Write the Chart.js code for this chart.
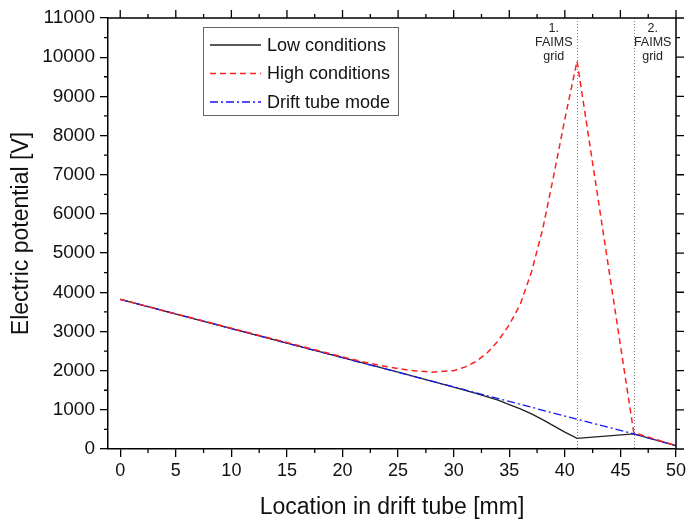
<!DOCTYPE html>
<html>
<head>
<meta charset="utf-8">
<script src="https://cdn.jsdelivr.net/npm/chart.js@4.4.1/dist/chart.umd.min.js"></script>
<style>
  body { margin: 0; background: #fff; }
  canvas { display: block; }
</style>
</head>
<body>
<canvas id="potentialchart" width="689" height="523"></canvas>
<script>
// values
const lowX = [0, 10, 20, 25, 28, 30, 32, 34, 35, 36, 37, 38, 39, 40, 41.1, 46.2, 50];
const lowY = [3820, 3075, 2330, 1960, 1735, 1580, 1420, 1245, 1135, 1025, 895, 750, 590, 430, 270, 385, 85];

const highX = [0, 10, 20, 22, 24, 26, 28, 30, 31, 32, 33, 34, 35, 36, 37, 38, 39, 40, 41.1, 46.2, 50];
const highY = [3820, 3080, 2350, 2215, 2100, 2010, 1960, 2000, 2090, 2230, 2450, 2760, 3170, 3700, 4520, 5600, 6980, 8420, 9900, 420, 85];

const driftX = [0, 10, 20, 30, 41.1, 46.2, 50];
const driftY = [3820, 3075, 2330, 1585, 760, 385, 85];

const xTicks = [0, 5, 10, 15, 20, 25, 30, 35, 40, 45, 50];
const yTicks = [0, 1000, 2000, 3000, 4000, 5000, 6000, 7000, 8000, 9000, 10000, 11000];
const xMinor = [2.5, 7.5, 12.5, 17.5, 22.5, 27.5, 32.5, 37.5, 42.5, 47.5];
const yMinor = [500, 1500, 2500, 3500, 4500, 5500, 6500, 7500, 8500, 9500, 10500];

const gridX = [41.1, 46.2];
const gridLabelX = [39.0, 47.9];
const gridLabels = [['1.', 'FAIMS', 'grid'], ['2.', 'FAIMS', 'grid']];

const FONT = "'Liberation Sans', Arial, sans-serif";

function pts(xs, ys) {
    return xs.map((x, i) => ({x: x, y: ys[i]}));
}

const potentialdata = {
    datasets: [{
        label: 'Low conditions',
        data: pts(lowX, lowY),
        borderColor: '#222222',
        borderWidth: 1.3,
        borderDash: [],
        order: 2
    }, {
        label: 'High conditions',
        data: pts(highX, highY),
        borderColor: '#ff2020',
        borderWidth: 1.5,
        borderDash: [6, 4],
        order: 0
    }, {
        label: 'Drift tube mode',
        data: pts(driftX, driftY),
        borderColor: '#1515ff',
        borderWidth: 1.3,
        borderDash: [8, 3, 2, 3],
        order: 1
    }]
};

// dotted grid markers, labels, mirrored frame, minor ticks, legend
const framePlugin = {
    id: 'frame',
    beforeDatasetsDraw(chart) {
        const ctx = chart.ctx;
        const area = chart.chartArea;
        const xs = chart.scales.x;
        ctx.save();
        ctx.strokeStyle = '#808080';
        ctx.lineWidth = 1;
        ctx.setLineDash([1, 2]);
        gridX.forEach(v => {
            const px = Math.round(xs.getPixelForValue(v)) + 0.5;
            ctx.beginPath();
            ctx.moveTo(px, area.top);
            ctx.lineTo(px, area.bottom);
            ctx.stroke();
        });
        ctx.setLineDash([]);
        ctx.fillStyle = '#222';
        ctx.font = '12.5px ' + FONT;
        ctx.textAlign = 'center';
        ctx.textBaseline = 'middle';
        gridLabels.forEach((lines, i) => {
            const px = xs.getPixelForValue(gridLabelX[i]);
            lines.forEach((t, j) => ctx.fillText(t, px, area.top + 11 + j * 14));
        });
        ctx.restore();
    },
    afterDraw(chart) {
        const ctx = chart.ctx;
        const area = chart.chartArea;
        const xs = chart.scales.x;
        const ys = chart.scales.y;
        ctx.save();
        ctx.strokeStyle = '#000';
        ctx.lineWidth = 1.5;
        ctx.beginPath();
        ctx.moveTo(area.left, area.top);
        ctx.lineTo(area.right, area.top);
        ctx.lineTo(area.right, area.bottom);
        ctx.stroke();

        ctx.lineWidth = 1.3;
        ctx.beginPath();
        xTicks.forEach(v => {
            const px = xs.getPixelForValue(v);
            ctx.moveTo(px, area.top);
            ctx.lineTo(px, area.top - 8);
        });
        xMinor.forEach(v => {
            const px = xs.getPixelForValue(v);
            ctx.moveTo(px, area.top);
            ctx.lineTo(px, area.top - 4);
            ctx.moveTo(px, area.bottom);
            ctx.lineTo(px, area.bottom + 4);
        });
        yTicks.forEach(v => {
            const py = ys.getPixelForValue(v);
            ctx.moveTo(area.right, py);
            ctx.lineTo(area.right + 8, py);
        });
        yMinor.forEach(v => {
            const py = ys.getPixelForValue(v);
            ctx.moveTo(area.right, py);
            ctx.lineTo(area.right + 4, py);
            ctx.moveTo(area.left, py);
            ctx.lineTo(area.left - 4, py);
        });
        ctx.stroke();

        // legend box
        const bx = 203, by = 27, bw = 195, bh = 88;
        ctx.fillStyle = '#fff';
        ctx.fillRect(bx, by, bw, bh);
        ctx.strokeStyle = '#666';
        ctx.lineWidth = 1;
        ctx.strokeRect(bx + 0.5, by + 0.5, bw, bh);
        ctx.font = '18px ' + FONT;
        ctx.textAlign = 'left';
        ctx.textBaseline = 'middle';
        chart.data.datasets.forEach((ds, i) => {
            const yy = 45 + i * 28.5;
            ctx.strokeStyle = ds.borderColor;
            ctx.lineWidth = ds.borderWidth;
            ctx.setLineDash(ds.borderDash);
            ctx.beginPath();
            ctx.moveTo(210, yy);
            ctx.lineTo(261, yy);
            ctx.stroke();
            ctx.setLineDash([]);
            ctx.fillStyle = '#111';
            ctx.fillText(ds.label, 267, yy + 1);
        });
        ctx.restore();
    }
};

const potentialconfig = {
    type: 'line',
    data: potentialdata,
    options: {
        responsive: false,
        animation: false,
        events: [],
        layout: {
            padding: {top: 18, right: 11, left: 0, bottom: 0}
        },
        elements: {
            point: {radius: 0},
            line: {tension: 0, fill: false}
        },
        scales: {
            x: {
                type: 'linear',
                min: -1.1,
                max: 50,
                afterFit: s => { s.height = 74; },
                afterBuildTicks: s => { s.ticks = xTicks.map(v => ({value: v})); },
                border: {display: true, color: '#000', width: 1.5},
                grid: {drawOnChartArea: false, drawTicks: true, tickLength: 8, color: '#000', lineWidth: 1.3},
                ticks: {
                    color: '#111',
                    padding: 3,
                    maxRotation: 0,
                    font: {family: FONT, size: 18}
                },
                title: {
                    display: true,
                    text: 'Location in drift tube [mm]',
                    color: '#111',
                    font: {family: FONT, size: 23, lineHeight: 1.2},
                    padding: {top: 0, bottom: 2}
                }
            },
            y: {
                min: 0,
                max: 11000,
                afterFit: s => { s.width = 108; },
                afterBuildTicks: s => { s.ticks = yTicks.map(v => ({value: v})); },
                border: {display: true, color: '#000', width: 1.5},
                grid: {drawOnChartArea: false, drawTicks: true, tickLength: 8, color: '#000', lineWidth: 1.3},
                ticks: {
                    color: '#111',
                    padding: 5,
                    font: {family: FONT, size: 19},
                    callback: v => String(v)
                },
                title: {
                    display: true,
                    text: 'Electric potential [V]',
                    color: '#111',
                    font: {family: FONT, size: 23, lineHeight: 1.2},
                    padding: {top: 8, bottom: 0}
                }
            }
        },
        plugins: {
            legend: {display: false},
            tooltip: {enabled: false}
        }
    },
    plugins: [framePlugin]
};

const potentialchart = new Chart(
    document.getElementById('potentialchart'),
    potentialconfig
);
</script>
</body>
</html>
══════
Exercise requirements> Reproduce the listing word for word and omit its pictures.

Exercise output>
Write the Chart.js code for this chart.
<!DOCTYPE html>
<html>
<head>
<meta charset="utf-8">
<script src="https://cdn.jsdelivr.net/npm/chart.js@4.4.1/dist/chart.umd.min.js"></script>
<style>
  body { margin: 0; background: #fff; }
  canvas { display: block; }
</style>
</head>
<body>
<canvas id="potentialchart" width="689" height="523"></canvas>
<script>
// values
const lowX = [0, 10, 20, 25, 28, 30, 32, 34, 35, 36, 37, 38, 39, 40, 41.1, 46.2, 50];
const lowY = [3820, 3075, 2330, 1960, 1735, 1580, 1420, 1245, 1135, 1025, 895, 750, 590, 430, 270, 385, 85];

const highX = [0, 10, 20, 22, 24, 26, 28, 30, 31, 32, 33, 34, 35, 36, 37, 38, 39, 40, 41.1, 46.2, 50];
const highY = [3820, 3080, 2350, 2215, 2100, 2010, 1960, 2000, 2090, 2230, 2450, 2760, 3170, 3700, 4520, 5600, 6980, 8420, 9900, 420, 85];

const driftX = [0, 10, 20, 30, 41.1, 46.2, 50];
const driftY = [3820, 3075, 2330, 1585, 760, 385, 85];

const xTicks = [0, 5, 10, 15, 20, 25, 30, 35, 40, 45, 50];
const yTicks = [0, 1000, 2000, 3000, 4000, 5000, 6000, 7000, 8000, 9000, 10000, 11000];
const xMinor = [2.5, 7.5, 12.5, 17.5, 22.5, 27.5, 32.5, 37.5, 42.5, 47.5];
const yMinor = [500, 1500, 2500, 3500, 4500, 5500, 6500, 7500, 8500, 9500, 10500];

const gridX = [41.1, 46.2];
const gridLabelX = [39.0, 47.9];
const gridLabels = [['1.', 'FAIMS', 'grid'], ['2.', 'FAIMS', 'grid']];

const FONT = "'Liberation Sans', Arial, sans-serif";

function pts(xs, ys) {
    return xs.map((x, i) => ({x: x, y: ys[i]}));
}

const potentialdata = {
    datasets: [{
        label: 'Low conditions',
        data: pts(lowX, lowY),
        borderColor: '#222222',
        borderWidth: 1.3,
        borderDash: [],
        order: 2
    }, {
        label: 'High conditions',
        data: pts(highX, highY),
        borderColor: '#ff2020',
        borderWidth: 1.5,
        borderDash: [6, 4],
        order: 0
    }, {
        label: 'Drift tube mode',
        data: pts(driftX, driftY),
        borderColor: '#1515ff',
        borderWidth: 1.3,
        borderDash: [8, 3, 2, 3],
        order: 1
    }]
};

// dotted grid markers, labels, mirrored frame, minor ticks, legend
const framePlugin = {
    id: 'frame',
    beforeDatasetsDraw(chart) {
        const ctx = chart.ctx;
        const area = chart.chartArea;
        const xs = chart.scales.x;
        ctx.save();
        ctx.strokeStyle = '#808080';
        ctx.lineWidth = 1;
        ctx.setLineDash([1, 2]);
        gridX.forEach(v => {
            const px = Math.round(xs.getPixelForValue(v)) + 0.5;
            ctx.beginPath();
            ctx.moveTo(px, area.top);
            ctx.lineTo(px, area.bottom);
            ctx.stroke();
        });
        ctx.setLineDash([]);
        ctx.fillStyle = '#222';
        ctx.font = '12.5px ' + FONT;
        ctx.textAlign = 'center';
        ctx.textBaseline = 'middle';
        gridLabels.forEach((lines, i) => {
            const px = xs.getPixelForValue(gridLabelX[i]);
            lines.forEach((t, j) => ctx.fillText(t, px, area.top + 11 + j * 14));
        });
        ctx.restore();
    },
    afterDraw(chart) {
        const ctx = chart.ctx;
        const area = chart.chartArea;
        const xs = chart.scales.x;
        const ys = chart.scales.y;
        ctx.save();
        ctx.strokeStyle = '#000';
        ctx.lineWidth = 1.5;
        ctx.beginPath();
        ctx.moveTo(area.left, area.top);
        ctx.lineTo(area.right, area.top);
        ctx.lineTo(area.right, area.bottom);
        ctx.stroke();

        ctx.lineWidth = 1.3;
        ctx.beginPath();
        xTicks.forEach(v => {
            const px = xs.getPixelForValue(v);
            ctx.moveTo(px, area.top);
            ctx.lineTo(px, area.top - 8);
        });
        xMinor.forEach(v => {
            const px = xs.getPixelForValue(v);
            ctx.moveTo(px, area.top);
            ctx.lineTo(px, area.top - 4);
            ctx.moveTo(px, area.bottom);
            ctx.lineTo(px, area.bottom + 4);
        });
        yTicks.forEach(v => {
            const py = ys.getPixelForValue(v);
            ctx.moveTo(area.right, py);
            ctx.lineTo(area.right + 8, py);
        });
        yMinor.forEach(v => {
            const py = ys.getPixelForValue(v);
            ctx.moveTo(area.right, py);
            ctx.lineTo(area.right + 4, py);
            ctx.moveTo(area.left, py);
            ctx.lineTo(area.left - 4, py);
        });
        ctx.stroke();

        // legend box
        const bx = 203, by = 27, bw = 195, bh = 88;
        ctx.fillStyle = '#fff';
        ctx.fillRect(bx, by, bw, bh);
        ctx.strokeStyle = '#666';
        ctx.lineWidth = 1;
        ctx.strokeRect(bx + 0.5, by + 0.5, bw, bh);
        ctx.font = '18px ' + FONT;
        ctx.textAlign = 'left';
        ctx.textBaseline = 'middle';
        chart.data.datasets.forEach((ds, i) => {
            const yy = 45 + i * 28.5;
            ctx.strokeStyle = ds.borderColor;
            ctx.lineWidth = ds.borderWidth;
            ctx.setLineDash(ds.borderDash);
            ctx.beginPath();
            ctx.moveTo(210, yy);
            ctx.lineTo(261, yy);
            ctx.stroke();
            ctx.setLineDash([]);
            ctx.fillStyle = '#111';
            ctx.fillText(ds.label, 267, yy + 1);
        });
        ctx.restore();
    }
};

const potentialconfig = {
    type: 'line',
    data: potentialdata,
    options: {
        responsive: false,
        animation: false,
        events: [],
        layout: {
            padding: {top: 18, right: 11, left: 0, bottom: 0}
        },
        elements: {
            point: {radius: 0},
            line: {tension: 0, fill: false}
        },
        scales: {
            x: {
                type: 'linear',
                min: -1.1,
                max: 50,
                afterFit: s => { s.height = 74; },
                afterBuildTicks: s => { s.ticks = xTicks.map(v => ({value: v})); },
                border: {display: true, color: '#000', width: 1.5},
                grid: {drawOnChartArea: false, drawTicks: true, tickLength: 8, color: '#000', lineWidth: 1.3},
                ticks: {
                    color: '#111',
                    padding: 3,
                    maxRotation: 0,
                    font: {family: FONT, size: 18}
                },
                title: {
                    display: true,
                    text: 'Location in drift tube [mm]',
                    color: '#111',
                    font: {family: FONT, size: 23, lineHeight: 1.2},
                    padding: {top: 0, bottom: 2}
                }
            },
            y: {
                min: 0,
                max: 11000,
                afterFit: s => { s.width = 108; },
                afterBuildTicks: s => { s.ticks = yTicks.map(v => ({value: v})); },
                border: {display: true, color: '#000', width: 1.5},
                grid: {drawOnChartArea: false, drawTicks: true, tickLength: 8, color: '#000', lineWidth: 1.3},
                ticks: {
                    color: '#111',
                    padding: 5,
                    font: {family: FONT, size: 19},
                    callback: v => String(v)
                },
                title: {
                    display: true,
                    text: 'Electric potential [V]',
                    color: '#111',
                    font: {family: FONT, size: 23, lineHeight: 1.2},
                    padding: {top: 8, bottom: 0}
                }
            }
        },
        plugins: {
            legend: {display: false},
            tooltip: {enabled: false}
        }
    },
    plugins: [framePlugin]
};

const potentialchart = new Chart(
    document.getElementById('potentialchart'),
    potentialconfig
);
</script>
</body>
</html>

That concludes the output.